Los fascistas también lloran
- Uno puede hacer del odio y la violencia su razón de ser política. Y al mismo tiempo llorar porque llega el día en el que alguien lanza un huevo. La desfachatez es como los chicles masticados, muy elástica
Gerardo Tecé 10/02/2021
No por fascista deja uno de tener sentimientos. Especialmente hacia uno mismo. Los más grandes del género son un buen ejemplo de esto. En sus últimos días encerrado en un búnker, Adolf Hitler se quejaba por la contundencia de las bombas aliadas cayendo sobre Berlín. ¡Por San Auschwitz bendito, Eva! ¡No había visto tanta violencia en mi vida! En el caso de Augusto Pinochet pudimos ver su desfachatez televisada. Un golpe de Estado y miles de asesinados, desaparecidos y torturados después, el dictador chileno invocó los derechos humanos para sí mismo cuando el juez Garzón consiguió retenerlo unos días en Londres en un intento de juzgar sus crímenes: esto no se le hace a un pobre anciano, es inhumano, se lamentaba mientras simulaba estar postrado en una silla de ruedas de la que se levantó de un alegre brinco nada más pisar suelo chileno. Nada más sentirse del único modo en el que un fascista admite sentirse: impune. Sin irnos más lejos, aquí pudimos ver al Caudillo De España Por La Gracia De Etcétera, Etcétera, llorar la muerte de su amado Carrero Blanco. Cobardía, barbarie o violencia fueron algunos de los términos que, entre sollozos, le sirvieron al responsable de más de 50.000 fusilamientos una vez acabada la guerra para denunciar aquel terrible e inhumano atentado.

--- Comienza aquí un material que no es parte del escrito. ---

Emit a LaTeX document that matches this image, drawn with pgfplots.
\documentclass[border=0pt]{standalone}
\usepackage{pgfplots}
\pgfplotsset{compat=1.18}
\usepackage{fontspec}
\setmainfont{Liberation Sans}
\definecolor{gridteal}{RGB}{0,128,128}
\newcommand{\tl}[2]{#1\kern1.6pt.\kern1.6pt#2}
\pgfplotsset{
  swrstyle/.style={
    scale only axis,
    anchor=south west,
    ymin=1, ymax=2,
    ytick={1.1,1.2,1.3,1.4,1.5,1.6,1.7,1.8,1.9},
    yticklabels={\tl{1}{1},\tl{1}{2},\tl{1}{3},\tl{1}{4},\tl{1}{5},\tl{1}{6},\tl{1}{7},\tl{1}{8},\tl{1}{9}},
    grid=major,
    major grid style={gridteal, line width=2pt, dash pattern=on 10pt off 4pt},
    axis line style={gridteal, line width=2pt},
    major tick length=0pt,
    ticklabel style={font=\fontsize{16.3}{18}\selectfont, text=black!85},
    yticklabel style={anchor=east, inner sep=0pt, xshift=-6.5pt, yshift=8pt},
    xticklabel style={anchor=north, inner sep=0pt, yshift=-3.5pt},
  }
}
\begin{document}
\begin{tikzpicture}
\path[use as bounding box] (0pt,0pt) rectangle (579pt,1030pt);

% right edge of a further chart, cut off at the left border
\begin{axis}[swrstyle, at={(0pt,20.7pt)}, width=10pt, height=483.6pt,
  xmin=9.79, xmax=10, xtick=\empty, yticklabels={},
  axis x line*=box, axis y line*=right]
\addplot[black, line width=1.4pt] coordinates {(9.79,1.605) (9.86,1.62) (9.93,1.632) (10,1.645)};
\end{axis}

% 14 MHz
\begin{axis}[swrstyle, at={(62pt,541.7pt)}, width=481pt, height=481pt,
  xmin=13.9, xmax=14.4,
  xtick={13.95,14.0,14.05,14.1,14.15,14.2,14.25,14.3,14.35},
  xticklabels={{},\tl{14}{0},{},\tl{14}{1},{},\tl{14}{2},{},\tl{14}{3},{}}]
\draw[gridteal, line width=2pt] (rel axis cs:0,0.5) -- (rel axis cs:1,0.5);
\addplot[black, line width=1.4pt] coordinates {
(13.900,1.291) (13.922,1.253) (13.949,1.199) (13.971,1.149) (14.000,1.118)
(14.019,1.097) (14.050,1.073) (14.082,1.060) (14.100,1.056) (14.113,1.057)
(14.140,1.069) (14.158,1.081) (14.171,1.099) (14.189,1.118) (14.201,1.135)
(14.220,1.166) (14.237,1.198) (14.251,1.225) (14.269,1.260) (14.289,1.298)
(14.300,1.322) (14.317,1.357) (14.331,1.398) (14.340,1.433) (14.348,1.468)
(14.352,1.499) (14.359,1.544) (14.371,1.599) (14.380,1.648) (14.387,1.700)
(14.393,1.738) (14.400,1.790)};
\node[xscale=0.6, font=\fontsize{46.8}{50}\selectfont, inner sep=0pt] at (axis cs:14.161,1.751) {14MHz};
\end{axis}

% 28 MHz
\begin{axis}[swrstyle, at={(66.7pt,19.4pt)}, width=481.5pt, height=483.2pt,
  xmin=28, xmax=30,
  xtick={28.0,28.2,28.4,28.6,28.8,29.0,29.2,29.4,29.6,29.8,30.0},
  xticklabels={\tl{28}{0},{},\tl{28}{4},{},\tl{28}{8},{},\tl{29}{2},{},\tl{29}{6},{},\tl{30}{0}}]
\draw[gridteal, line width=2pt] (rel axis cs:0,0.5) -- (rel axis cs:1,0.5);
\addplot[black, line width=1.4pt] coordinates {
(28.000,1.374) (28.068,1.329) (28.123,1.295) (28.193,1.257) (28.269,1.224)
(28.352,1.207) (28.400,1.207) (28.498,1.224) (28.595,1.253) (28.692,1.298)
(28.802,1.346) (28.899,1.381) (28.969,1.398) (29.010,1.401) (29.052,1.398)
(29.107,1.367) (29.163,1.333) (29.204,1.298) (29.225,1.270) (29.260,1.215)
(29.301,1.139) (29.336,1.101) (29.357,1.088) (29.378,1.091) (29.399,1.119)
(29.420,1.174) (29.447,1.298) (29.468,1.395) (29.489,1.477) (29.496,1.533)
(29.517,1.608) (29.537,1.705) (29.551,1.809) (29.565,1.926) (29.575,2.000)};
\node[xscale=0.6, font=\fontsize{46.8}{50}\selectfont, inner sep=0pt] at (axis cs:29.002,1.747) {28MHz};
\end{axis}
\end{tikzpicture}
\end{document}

Que los fascistas también lloran no es nada nuevo. Uno puede, sin ningún tipo de conflicto, acosar a menores de edad inmigrantes a las puertas de un centro de acogida y jurar a lo Scarlett O’Hara tras recibir un par de huevazos que jamás se había visto sobre la faz de la tierra tanto odio ni violencia. Es compatible que entre tus filas haya nazis condenados por dar palizas a personas extranjeras y quejarte porque no eres bien recibido en algún lugar. Se puede, por qué no, abogar por la ilegalización de las ideas políticas de los demás o pedir un golpe de Estado militar y sentirte un perseguido del sistema cuando recibes rechazo en forma de abucheos. No tiene por qué ser un problema demostrar tu simpatía por quienes creen que sería una buena medida asesinar a 26 millones de españoles y a la vez calificar de terrorismo que te insulten durante un mitin. Uno puede señalar a homosexuales o a mujeres maltratadas sembrando sospecha sobre ellas y, por qué no, proclamar a boca abierta que eres tú el oprimido, el realmente perseguido. Se puede acosar día y noche en su propio domicilio a políticos rivales o acosarlos en lugares públicos sin más petición ni intención que la de inculcarles miedo físico y al mismo tiempo autodenominarte víctima de quienes atacan la pacífica convivencia. Puede uno despreciar la cultura o la lengua de lugares periféricos y pretender que te reciban de brazos abiertos. Uno puede hacer del odio y la violencia, de la persecución al diferente, su razón de ser política. Y al mismo tiempo llorar porque llega el día en el que alguien lanza un huevo o una piedra. La desfachatez es como los chicles masticados, muy elástica.
Hace unas semanas salía a la luz un vídeo grabado en París. En él una decena de encapuchados pateaban a un joven extranjero de 15 años. A pesar de la brutalidad de las imágenes, a pesar de que el chico quedó en coma, no faltaron a la cita aquí en España quienes inmediatamente culparon al chico pateado por su origen extranjero. La culpa de que haya ataques contra los inmigrantes en Europa la tiene el exceso de inmigración, argumentaban sin despeinarse. Igual un día, tirando del mismo hilo argumental, atan cabos. Igual descubren que, sin exceso de fascismo, sin su violencia diaria, no habría lanzamiento de huevos contra fascistas, esa forma suprema de violencia. Que la violencia genera situaciones violentas lo sabe todo aquel que de verdad la rechaza. Quien vive de ella nunca acaba de entenderlo.